Then why not simply use other people's code? There are a number of factors to consider before code is incorporated, and these must be understood before one can understand the role that Free Software has had in development.

Speed of development

There are very real barriers to using other people's code. You have to examine how to interface with said code, and you need to review the code to make sure it meets your standards for security, license, style, and correctness. You also need to integrate it into your version control and build system.

None of these problems is insurmountable, but they have to be worth surmounting. To wit: if all I need is a routine to do something simple, such as iterate through an array of numbers and perform some simple operation on them, using someone else's software would be a waste of time.

When developing, I like to use large libraries only when I either don't want to deal with a technology, or I don't fully understand it and don't feel qualified to implement it. For a recent project, I was pulling newsfeeds from weblogs and performing a kind of natural English language processing on it. I thought that using a tool called a "stemmer" to normalize the data would make my later analysis more accurate.

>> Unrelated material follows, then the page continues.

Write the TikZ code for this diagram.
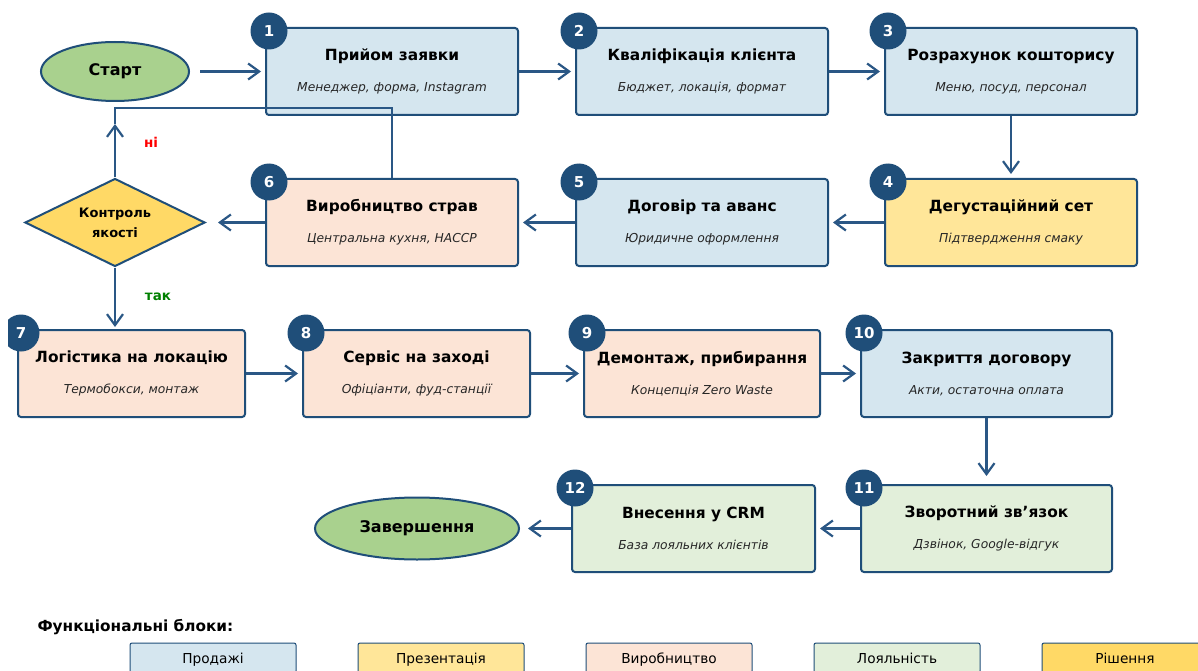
\documentclass[tikz,border=0pt]{standalone}
\usepackage{fontspec}
\setmainfont{DejaVu Sans}
\usepackage{tikz}
\usetikzlibrary{arrows.meta,shapes.geometric,calc}

\definecolor{edgeblue}{HTML}{1F4E79}
\definecolor{arrowblue}{HTML}{2A5785}
\definecolor{salesfill}{HTML}{D5E6EF}
\definecolor{presfill}{HTML}{FFE699}
\definecolor{prodfill}{HTML}{FCE4D6}
\definecolor{loyalfill}{HTML}{E2EFDA}
\definecolor{decfill}{HTML}{FFD966}
\definecolor{termfill}{HTML}{A9D18E}
\definecolor{yesgreen}{HTML}{008000}

\tikzset{
  stepbox/.style={draw=edgeblue, line width=2pt, rounded corners=3pt, minimum height=87pt,
    inner sep=0pt, align=center, font=\bfseries\fontsize{15.4}{17}\selectfont,
    execute at begin node=\rule{0pt}{17pt}},
  badge/.style={circle, fill=edgeblue, minimum size=37pt, inner sep=0pt, text=white,
    font=\bfseries\fontsize{15}{16}\selectfont},
  terminal/.style={ellipse, draw=edgeblue, line width=2pt, fill=termfill, inner sep=0pt,
    font=\bfseries\fontsize{16}{18}\selectfont},
  decision/.style={diamond, aspect=2.05, draw=edgeblue, line width=2pt, fill=decfill, inner sep=0pt,
    minimum width=180pt, minimum height=88pt, align=center,
    font=\bfseries\fontsize{13}{20}\selectfont},
  flow/.style={draw=arrowblue, line width=2.2pt, shorten >=4pt,
    -{Straight Barb[length=11pt,width=16pt]}},
  loopline/.style={draw=arrowblue, line width=2pt},
  legbox/.style={draw=edgeblue, line width=1pt, rounded corners=2pt, minimum width=166pt,
    minimum height=30pt, inner sep=0pt, text height=10pt, text depth=0pt,
    font=\fontsize{13.7}{15}\selectfont},
}
\newcommand{\subline}[1]{{\mdseries\itshape\fontsize{12.3}{14}\selectfont\color{black!85}#1}}

\begin{document}
\begin{tikzpicture}[x=1pt,y=-1pt]
  \useasboundingbox (0,0) rectangle (1198,671);
  \fill[white] (0,0) rectangle (1198,671);
  \clip (8,0) rectangle (1198,671);

  % Start
  \node[terminal, minimum width=148pt, minimum height=59pt] (start) at (115,71.5) {Старт};

  % Row 1
  \node[stepbox, fill=salesfill, minimum width=252pt] (b1) at (392,71.5)
    {Прийом заявки\\[14pt]\subline{Менеджер, форма, Instagram}};
  \node[stepbox, fill=salesfill, minimum width=252pt] (b2) at (702,71.5)
    {Кваліфікація клієнта\\[14pt]\subline{Бюджет, локація, формат}};
  \node[stepbox, fill=salesfill, minimum width=252pt] (b3) at (1011,71.5)
    {Розрахунок кошторису\\[14pt]\subline{Меню, посуд, персонал}};

  % Row 2
  \node[stepbox, fill=presfill, minimum width=252pt] (b4) at (1011,222.5)
    {Дегустаційний сет\\[14pt]\subline{Підтвердження смаку}};
  \node[stepbox, fill=salesfill, minimum width=252pt] (b5) at (702,222.5)
    {Договір та аванс\\[14pt]\subline{Юридичне оформлення}};
  \node[stepbox, fill=prodfill, minimum width=252pt] (b6) at (392,222.5)
    {Виробництво страв\\[14pt]\subline{Центральна кухня, HACCP}};

  % Quality check
  \node[decision] (dq) at (115,222.5) {Контроль\\якості};

  % Row 3
  \node[stepbox, fill=prodfill, minimum width=227pt] (b7) at (131.5,373.5)
    {Логістика на локацію\\[14pt]\subline{Термобокси, монтаж}};
  \node[stepbox, fill=prodfill, minimum width=227pt] (b8) at (416.5,373.5)
    {Сервіс на заході\\[14pt]\subline{Офіціанти, фуд-станції}};
  \node[stepbox, fill=prodfill, minimum width=236pt] (b9) at (702,373.5)
    {Демонтаж, прибирання\\[14pt]\subline{Концепція Zero Waste}};
  \node[stepbox, fill=salesfill, minimum width=251pt] (b10) at (986.5,373.5)
    {Закриття договору\\[14pt]\subline{Акти, остаточна оплата}};

  % Row 4
  \node[stepbox, fill=loyalfill, minimum width=251pt] (b11) at (986.5,528.5)
    {Зворотний зв’язок\\[14pt]\subline{Дзвінок, Google-відгук}};
  \node[stepbox, fill=loyalfill, minimum width=243pt] (b12) at (693.5,528.5)
    {Внесення у CRM\\[14pt]\subline{База лояльних клієнтів}};

  % Finish
  \node[terminal, minimum width=204pt, minimum height=62pt] (finish) at (417,528.5) {Завершення};

  % Step numbers
  \foreach \b/\n in {b1/1,b2/2,b3/3,b4/4,b5/5,b6/6,b7/7,b8/8,b9/9,b10/10,b11/11,b12/12} {
    \node[badge] (n\n) at ([shift={(4,4)}]\b.north west) {\n};
  }

  % Main flow
  \draw[flow, shorten <=10pt] (start) -- (b1);
  \draw[flow] (b1) -- (b2);
  \draw[flow] (b2) -- (b3);
  \draw[flow] (b3) -- (b4);
  \draw[flow] (b4) -- (b5);
  \draw[flow] (b5) -- (b6);
  \draw[flow, shorten >=12pt] (b6) -- (dq);

  % Return loop (no)
  \coordinate (nocorner) at (115,108);
  \coordinate (nojoin) at (115,124);
  \draw[flow, shorten >=0pt] (dq.north) -- (nojoin);
  \draw[loopline] (b6.north) |- (nocorner) -- (nojoin);
  \node[text=red, font=\bfseries\fontsize{13.5}{15}\selectfont] (nolabel) at (151,142) {ні};

  % Yes branch
  \draw[flow, shorten >=2pt] (dq.south) -- (dq.south |- b7.north);
  \node[text=yesgreen, font=\bfseries\fontsize{13.5}{15}\selectfont] (yeslabel) at (158,297) {так};

  \draw[flow] (b7) -- (b8);
  \draw[flow] (b8) -- (b9);
  \draw[flow] (b9) -- (b10);
  \draw[flow, shorten >=8pt] (b10) -- (b11);
  \draw[flow] (b11) -- (b12);
  \draw[flow, shorten >=8pt] (b12) -- (finish);

  % Legend
  \node[anchor=west, font=\bfseries\fontsize{15.3}{17}\selectfont] (legtitle) at (34,627) {Функціональні блоки:};
  \node[legbox, fill=salesfill] (lsales) at (213,658) {Продажі};
  \node[legbox, fill=presfill] (lpres) at (441,658) {Презентація};
  \node[legbox, fill=prodfill] (lprod) at (669,658) {Виробництво};
  \node[legbox, fill=loyalfill] (lloyal) at (897,658) {Лояльність};
  \node[legbox, fill=decfill] (ldec) at (1125,658) {Рішення};
\end{tikzpicture}
\end{document}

Implementing the routines to download and process feeds could have taken a month or two, and this is exactly the kind of development I don't like to do. To properly implement a stemmer, I'd likely have to get my graduate degree and then write it—which would impact my deadline a bit—so I downloaded programmer-friendly libraries that did each of these tasks. The stemmer was available under the Berkeley Software License, and the feed parser was available under the Python Software License, both of which are very easy to deal with and do not require any onerous post-incorporation duties. I was thus able to save time and have better code.

That said, some things I'm very interested in developing myself. Since I was doing this project as an excuse to learn a natural-language processing algorithm, which was interesting to me, I wanted to write that part of the program myself. I was (and am) also fascinated with a problem I think I'll have in storing the results such that I can quickly retrieve them from a database. I haven't solved that problem as of this writing, but I don't necessarily want to use other people's code for that. I have read some code and examples in textbooks and online that will help me with the former, but the storage problem is mine, for now.

This gives you an idea where the line was for me in this particular project, but others have the same reticence for other, subtler reasons.

A particularly difficult codebase

What makes software difficult to add to your code? Sometimes the code is simply in the wrong language. Maybe you are using Perl and want to tie some code into a C or Python module. That's not always so easy. Maybe the code was really developed on only one platform—say, an Intel machine—and you want it to work on your iBook, which runs on a PowerPC processor.

The problems with using other people's code can be legion. Maybe their routines were implemented assuming a machine with a lot of memory or processor cache, making it perform poorly or, worse, unpredictably,[3] on your target platform. Maybe the software was developed for an earlier version of your programming language, so a lot of features you would have implemented with a standard library call are instead implemented from scratch, thus reducing future maintainability.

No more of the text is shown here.